Every line that contains "this" counts once; give the total number of such lines, with no other words.

»»

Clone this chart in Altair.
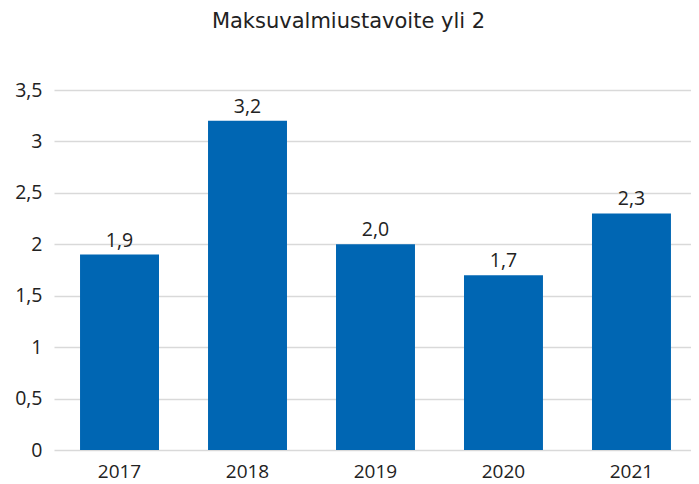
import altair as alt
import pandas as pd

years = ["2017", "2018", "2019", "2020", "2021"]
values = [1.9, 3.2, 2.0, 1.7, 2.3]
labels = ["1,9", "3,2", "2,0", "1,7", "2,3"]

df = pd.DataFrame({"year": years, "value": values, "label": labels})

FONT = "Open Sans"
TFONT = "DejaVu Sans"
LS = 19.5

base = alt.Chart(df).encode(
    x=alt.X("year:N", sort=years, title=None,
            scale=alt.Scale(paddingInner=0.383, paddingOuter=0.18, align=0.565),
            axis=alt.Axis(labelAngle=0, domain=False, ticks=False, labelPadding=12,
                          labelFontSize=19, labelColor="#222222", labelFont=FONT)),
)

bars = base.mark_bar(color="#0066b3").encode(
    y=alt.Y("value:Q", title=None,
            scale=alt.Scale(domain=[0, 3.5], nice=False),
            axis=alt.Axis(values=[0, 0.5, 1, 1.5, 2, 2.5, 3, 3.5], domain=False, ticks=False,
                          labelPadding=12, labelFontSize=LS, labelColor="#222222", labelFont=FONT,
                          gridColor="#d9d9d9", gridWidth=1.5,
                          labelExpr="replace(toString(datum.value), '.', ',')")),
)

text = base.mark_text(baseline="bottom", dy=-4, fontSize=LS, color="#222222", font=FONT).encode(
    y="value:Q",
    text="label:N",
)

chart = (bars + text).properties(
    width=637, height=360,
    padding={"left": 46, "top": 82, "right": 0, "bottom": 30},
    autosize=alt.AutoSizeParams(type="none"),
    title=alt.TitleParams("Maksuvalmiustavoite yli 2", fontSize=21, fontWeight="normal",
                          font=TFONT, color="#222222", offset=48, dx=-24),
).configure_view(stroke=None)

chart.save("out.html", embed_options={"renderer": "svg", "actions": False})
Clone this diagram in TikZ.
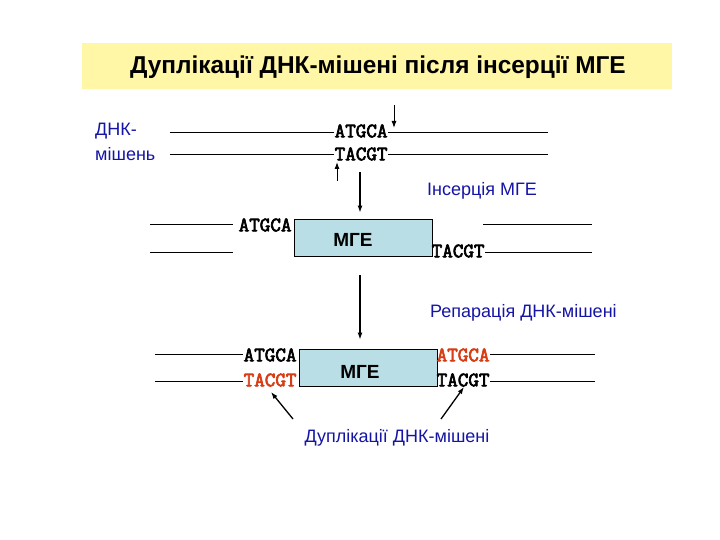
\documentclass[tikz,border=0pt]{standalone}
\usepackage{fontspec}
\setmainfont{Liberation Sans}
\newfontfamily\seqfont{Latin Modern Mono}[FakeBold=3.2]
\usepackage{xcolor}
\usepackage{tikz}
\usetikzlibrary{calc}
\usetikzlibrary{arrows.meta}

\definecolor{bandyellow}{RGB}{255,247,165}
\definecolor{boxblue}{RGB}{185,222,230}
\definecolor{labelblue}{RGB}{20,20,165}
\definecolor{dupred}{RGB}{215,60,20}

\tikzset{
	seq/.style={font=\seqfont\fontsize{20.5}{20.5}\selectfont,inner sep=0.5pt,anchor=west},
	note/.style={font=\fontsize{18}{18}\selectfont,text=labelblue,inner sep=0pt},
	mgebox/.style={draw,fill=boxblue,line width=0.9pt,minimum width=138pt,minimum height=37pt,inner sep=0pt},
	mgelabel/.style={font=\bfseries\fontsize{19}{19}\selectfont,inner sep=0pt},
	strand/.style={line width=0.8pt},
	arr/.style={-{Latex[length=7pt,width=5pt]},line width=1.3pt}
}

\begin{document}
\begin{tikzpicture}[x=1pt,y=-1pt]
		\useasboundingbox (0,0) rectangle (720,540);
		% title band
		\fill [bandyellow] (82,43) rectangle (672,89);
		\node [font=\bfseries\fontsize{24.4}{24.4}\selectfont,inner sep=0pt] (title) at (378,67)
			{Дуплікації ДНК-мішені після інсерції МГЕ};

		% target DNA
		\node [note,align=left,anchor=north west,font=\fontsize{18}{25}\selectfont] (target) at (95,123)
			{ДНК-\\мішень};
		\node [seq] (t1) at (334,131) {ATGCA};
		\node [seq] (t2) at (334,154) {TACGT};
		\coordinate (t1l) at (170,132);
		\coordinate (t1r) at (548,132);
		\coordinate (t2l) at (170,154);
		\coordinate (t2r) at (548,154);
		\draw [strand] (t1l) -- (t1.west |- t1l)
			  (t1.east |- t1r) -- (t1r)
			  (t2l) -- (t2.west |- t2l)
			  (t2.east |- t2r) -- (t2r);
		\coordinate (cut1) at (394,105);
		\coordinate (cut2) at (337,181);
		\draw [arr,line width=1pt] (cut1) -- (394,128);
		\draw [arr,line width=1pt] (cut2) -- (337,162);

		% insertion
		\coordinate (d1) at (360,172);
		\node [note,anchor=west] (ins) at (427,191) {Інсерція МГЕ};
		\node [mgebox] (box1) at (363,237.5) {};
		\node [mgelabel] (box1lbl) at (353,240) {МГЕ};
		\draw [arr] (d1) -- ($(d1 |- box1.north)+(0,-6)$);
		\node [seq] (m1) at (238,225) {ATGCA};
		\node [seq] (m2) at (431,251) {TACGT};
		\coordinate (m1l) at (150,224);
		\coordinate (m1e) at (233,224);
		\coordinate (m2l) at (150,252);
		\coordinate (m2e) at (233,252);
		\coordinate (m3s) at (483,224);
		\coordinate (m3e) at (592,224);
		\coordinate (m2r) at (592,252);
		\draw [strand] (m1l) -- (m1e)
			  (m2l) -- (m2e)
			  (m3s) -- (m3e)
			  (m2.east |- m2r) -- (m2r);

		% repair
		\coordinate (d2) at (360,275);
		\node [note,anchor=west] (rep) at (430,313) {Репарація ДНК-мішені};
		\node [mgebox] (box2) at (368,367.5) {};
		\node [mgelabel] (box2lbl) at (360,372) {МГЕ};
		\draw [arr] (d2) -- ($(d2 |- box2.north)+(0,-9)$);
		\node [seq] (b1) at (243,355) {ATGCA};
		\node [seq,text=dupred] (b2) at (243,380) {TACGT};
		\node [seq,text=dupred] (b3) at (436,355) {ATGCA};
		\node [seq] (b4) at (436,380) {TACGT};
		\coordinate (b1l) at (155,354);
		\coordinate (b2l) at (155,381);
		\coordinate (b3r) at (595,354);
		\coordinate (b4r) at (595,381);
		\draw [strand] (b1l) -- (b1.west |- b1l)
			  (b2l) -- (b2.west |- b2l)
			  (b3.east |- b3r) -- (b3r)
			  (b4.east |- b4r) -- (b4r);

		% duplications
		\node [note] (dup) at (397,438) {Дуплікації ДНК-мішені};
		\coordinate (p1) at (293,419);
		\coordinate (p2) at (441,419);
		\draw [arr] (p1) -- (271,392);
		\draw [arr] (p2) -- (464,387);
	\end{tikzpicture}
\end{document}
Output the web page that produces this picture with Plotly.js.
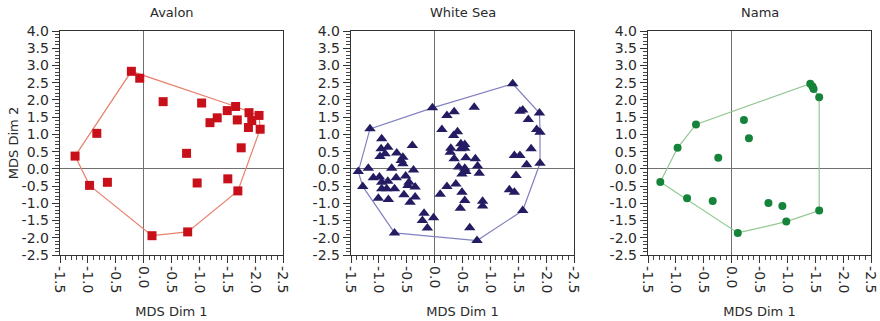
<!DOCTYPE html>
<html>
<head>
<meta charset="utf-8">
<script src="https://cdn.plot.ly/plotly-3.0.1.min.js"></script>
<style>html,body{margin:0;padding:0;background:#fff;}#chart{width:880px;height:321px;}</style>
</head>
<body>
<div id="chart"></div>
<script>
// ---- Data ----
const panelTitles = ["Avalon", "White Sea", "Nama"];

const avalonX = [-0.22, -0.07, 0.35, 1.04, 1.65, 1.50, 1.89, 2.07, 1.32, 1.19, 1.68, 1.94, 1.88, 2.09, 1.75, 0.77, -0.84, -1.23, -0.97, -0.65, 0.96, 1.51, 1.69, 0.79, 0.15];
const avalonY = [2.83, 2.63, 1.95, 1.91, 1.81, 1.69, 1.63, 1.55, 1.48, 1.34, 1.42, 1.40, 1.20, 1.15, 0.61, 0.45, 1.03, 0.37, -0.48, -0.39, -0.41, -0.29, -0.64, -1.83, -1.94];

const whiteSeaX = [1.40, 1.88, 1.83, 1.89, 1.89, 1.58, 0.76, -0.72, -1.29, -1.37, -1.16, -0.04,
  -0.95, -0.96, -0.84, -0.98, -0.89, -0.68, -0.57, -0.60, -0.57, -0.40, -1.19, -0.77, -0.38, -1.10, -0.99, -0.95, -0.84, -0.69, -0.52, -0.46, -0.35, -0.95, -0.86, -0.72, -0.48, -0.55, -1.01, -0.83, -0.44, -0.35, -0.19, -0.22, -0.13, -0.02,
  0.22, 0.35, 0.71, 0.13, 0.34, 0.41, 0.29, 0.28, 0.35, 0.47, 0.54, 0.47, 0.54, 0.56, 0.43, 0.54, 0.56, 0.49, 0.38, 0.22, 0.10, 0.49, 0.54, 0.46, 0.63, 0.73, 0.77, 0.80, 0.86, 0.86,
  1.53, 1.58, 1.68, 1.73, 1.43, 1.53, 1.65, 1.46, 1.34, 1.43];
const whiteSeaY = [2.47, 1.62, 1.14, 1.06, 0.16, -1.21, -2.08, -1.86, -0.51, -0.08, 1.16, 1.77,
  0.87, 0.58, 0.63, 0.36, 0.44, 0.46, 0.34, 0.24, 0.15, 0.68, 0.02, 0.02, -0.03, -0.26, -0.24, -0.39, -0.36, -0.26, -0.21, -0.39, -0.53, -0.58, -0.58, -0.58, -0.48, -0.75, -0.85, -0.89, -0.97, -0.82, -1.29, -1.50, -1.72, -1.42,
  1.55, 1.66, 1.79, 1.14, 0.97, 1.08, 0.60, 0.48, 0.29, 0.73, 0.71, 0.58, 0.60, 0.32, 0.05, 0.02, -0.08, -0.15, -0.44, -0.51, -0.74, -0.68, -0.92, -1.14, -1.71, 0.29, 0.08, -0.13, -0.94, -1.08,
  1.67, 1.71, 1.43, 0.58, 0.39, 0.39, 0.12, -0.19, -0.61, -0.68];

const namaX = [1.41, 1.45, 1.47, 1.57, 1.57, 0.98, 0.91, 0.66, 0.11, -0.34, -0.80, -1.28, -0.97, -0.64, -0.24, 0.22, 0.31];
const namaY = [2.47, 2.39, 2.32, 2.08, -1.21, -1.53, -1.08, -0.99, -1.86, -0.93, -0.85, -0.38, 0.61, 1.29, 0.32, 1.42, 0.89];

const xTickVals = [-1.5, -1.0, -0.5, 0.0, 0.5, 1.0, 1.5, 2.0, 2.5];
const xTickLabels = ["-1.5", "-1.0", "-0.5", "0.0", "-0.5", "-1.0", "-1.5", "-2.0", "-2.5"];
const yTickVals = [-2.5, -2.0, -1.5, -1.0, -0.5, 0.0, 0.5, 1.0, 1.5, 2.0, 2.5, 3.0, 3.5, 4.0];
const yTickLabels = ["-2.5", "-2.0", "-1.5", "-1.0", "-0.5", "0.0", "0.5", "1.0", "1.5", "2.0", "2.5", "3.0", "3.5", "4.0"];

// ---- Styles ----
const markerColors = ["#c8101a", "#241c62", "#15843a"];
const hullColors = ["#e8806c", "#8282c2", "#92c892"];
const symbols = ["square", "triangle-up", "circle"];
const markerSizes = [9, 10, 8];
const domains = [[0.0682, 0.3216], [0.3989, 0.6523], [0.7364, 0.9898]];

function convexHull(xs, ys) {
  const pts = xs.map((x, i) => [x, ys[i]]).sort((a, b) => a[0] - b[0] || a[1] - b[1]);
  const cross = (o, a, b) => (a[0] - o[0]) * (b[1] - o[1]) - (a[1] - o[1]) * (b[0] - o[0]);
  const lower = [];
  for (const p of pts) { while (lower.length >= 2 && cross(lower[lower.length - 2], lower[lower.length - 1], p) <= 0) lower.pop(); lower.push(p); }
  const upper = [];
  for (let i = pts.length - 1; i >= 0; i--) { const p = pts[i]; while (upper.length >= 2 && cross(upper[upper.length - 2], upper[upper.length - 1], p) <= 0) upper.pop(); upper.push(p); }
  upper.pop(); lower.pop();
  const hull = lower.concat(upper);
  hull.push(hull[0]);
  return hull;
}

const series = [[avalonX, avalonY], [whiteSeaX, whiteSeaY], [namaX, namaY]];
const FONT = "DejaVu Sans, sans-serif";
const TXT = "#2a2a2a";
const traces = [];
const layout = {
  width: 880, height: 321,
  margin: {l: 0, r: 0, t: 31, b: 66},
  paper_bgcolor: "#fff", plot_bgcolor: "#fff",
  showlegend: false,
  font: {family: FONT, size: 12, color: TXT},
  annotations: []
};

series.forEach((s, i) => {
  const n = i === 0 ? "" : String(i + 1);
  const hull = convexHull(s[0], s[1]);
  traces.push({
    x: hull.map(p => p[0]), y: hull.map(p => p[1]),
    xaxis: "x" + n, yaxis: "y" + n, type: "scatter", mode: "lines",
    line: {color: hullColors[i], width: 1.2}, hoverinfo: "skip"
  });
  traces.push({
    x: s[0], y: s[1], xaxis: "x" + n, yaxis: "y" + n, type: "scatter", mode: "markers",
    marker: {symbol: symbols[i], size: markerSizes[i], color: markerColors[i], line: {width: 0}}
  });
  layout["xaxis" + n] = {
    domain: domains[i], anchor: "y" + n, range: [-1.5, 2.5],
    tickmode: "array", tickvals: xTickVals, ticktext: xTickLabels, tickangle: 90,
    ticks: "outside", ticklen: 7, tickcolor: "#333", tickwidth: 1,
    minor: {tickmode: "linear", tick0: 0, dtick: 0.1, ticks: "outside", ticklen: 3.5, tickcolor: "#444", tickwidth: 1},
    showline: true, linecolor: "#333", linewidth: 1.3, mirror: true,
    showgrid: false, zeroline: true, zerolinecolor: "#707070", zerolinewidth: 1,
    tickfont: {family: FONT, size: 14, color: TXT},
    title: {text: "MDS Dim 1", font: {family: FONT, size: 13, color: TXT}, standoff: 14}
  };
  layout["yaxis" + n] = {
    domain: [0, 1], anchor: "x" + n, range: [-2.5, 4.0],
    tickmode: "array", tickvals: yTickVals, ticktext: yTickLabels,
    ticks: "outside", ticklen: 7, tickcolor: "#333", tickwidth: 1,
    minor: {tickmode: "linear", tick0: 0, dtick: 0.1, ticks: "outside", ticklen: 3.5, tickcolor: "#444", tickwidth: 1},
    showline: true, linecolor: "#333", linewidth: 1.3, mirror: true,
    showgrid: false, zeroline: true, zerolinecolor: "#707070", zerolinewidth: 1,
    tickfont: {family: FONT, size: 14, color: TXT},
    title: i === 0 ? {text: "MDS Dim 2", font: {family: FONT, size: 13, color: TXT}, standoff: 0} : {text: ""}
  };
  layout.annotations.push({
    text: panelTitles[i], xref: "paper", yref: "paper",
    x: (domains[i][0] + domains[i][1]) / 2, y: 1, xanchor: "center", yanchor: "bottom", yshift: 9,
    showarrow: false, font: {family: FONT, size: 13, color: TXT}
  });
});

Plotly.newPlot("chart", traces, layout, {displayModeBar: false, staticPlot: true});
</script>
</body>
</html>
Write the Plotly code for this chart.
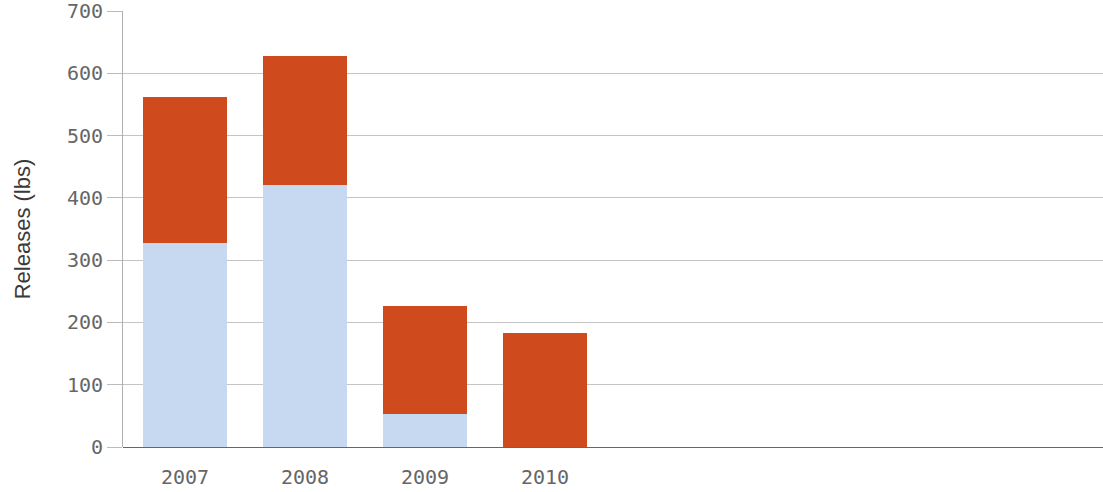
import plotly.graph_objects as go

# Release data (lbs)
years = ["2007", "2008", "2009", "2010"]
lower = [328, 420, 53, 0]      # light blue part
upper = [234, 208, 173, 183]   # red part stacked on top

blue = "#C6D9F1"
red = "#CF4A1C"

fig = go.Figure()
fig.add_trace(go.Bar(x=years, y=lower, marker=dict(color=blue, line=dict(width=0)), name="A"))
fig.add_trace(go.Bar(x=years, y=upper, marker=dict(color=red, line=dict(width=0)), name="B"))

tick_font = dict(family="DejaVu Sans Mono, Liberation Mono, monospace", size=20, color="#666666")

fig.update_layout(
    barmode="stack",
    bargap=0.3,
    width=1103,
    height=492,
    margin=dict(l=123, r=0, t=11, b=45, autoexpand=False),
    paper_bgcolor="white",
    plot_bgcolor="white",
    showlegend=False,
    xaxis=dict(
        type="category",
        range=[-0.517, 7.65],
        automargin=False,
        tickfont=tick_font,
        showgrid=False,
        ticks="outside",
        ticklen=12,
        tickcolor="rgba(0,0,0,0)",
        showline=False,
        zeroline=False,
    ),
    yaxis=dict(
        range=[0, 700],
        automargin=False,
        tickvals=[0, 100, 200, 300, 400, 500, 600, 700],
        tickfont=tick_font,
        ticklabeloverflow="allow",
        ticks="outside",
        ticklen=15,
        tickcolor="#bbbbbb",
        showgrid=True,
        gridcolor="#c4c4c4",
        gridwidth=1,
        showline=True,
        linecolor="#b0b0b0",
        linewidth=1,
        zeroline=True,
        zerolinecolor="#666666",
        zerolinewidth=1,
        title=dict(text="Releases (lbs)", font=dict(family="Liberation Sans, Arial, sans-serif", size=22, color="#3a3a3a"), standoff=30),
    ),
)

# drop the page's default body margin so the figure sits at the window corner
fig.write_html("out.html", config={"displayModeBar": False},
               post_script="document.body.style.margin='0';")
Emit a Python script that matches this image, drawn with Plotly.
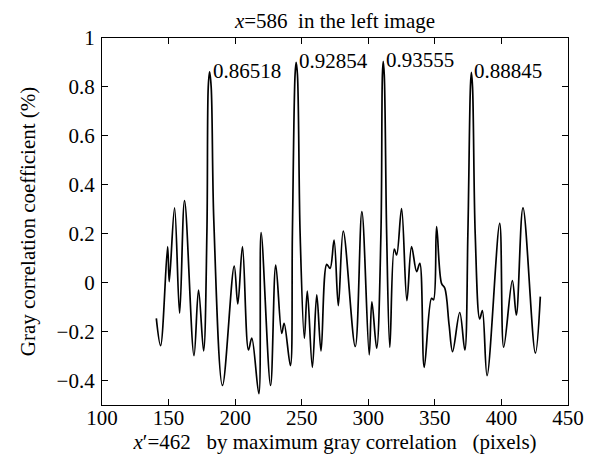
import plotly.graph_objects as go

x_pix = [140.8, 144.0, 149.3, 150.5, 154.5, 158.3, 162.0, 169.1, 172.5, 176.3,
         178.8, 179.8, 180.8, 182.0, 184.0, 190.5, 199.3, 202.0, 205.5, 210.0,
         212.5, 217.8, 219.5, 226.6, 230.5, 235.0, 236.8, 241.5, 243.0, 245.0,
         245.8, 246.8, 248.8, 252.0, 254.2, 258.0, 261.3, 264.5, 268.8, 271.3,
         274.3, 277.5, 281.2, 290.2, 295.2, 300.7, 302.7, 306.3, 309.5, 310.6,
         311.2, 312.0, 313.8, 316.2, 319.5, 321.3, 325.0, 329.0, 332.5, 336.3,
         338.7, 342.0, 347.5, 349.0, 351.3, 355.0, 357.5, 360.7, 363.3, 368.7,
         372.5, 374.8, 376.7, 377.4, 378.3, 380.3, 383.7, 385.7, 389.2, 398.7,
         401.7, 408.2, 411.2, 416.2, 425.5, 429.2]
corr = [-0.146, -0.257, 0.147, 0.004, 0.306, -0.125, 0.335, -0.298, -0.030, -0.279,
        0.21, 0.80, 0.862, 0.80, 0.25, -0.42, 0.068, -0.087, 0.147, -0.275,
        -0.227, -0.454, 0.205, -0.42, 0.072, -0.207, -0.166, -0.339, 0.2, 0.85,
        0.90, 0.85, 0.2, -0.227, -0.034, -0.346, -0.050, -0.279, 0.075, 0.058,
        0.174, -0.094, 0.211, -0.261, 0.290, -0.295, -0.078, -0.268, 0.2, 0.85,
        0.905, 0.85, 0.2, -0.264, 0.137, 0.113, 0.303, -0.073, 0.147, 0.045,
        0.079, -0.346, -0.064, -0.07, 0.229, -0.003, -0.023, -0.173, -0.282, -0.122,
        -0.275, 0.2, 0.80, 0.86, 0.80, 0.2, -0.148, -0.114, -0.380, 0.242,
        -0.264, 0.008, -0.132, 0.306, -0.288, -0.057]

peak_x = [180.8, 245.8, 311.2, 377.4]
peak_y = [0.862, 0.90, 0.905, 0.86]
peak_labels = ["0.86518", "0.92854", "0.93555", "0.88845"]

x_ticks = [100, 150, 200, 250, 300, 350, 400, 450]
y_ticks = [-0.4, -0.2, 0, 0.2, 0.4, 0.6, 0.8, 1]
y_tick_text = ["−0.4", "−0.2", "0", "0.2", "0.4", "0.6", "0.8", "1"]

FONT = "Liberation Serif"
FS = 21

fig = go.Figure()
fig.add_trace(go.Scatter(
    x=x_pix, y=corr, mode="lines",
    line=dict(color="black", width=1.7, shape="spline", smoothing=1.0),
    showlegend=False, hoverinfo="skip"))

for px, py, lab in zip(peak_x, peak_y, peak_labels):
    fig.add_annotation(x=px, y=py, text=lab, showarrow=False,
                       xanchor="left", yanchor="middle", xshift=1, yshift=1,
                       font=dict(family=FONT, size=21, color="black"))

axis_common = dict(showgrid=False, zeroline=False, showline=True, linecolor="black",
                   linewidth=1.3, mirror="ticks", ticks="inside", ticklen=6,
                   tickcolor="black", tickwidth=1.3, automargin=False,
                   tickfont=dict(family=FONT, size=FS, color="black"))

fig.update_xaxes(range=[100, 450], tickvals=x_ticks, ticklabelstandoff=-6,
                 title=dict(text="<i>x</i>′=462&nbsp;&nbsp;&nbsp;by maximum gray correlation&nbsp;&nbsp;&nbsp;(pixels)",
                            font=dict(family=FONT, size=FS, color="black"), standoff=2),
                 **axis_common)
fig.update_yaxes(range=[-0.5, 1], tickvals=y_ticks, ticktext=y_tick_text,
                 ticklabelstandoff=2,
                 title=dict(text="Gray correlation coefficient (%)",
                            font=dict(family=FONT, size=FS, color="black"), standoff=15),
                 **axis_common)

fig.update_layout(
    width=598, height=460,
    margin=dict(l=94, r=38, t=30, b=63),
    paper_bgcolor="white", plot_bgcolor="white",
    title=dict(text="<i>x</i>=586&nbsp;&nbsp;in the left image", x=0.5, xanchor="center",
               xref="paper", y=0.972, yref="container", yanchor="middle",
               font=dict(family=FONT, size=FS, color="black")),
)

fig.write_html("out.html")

««

Problem solution:
5